Solve the equation 6n^2-18n+16 = m^2

the solution should be from pell's equation or Diophantus equation:
a^2 x^2 + c = y^2

The Attempt at a Solution

I put my equation in the form: 3/2 (2n-3)^2 + 5/2 = m^2

So any further idae please
Thanks

 

[grey_earl]

For which variable should you solve? I assume for n, then from 3/2 (2n-3)^2 + 5/2 = m^2 I get (2n-3)^2 = 2/3 ( m^2 - 5/2 ) and then 2n-3 = +- \sqrt{2/3 ( m^2 - 5/2 )}, so n = 3/2 +- 1/2 \sqrt{2/3 ( m^2 - 5/2 )}. If you should solve for m, m = +- \sqrt{3/2 (2n-3)^2 + 5/2}.
But since that's trivial, I assume there are further conditions on m and n. Should they be rational?
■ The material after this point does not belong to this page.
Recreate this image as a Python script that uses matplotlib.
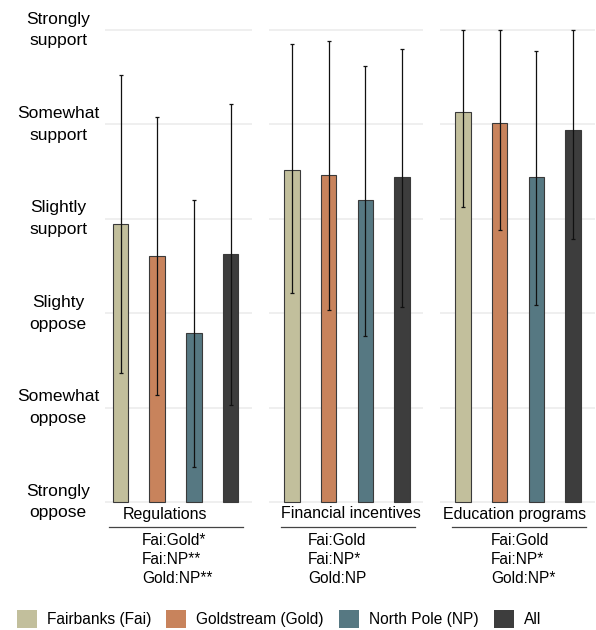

Or integers?
An integer solution is, for example, n = 0 and m = +-4, or n = 1 and m = +-2.

 

[76Ahmad]

OK, thanks for help

but when n = 3/2 +- 1/2 \sqrt{2/3 ( m^2 - 5/2 )}
how can i find the integer values for n?

(I assume you solve it without using pell equation)

 

[grey_earl]

Ok, integer values and Pell's equation, I refer you to https://www.physicsforums.com/showthread.php?t=78855 and http://en.wikipedia.org/wiki/Chakravala_method

 

[76Ahmad]

I saw it, but the problem i think thay always have the factor of X^2 =1
and in my example dont

 

[76Ahmad]

what if i change the form of my equation to:

2/5 m^2 - 3/5 (2n-3)^2 = 1

this is close to Pell equation form x^2 - P*y^2 = 1

 

[grey_earl]

Yes, I see. I'm sorry, don't know more.

From n = 3/2 +- 1/2 \sqrt{2/3 ( m^2 - 5/2 )}, you see that 2/3 ( m^2 - 5/2 ) must be a perfect odd square for n to be integer, so you can equally solve 2/3 ( m^2 - 5/2 ) = (2k+1)^2, with k = 0,1,2,... This can be reexpressed as m = +- \sqrt{6 k^2 + 6 k + 4}, so you can in principle find all solutions by calculating the above for all k and checking if it gives you an integer m ...
For k < 200, you have luck for k = 0 with m = 2, k = 1 with m = 4, k = 6 with m = 16, k = 15 with m = 38, k = 64 with m = 158, k = 153 with m = 376.
In principle, this gives you all solutions, but I don't see any general formula. For me, the only thing I can see is that 2k < m < 3k for large k.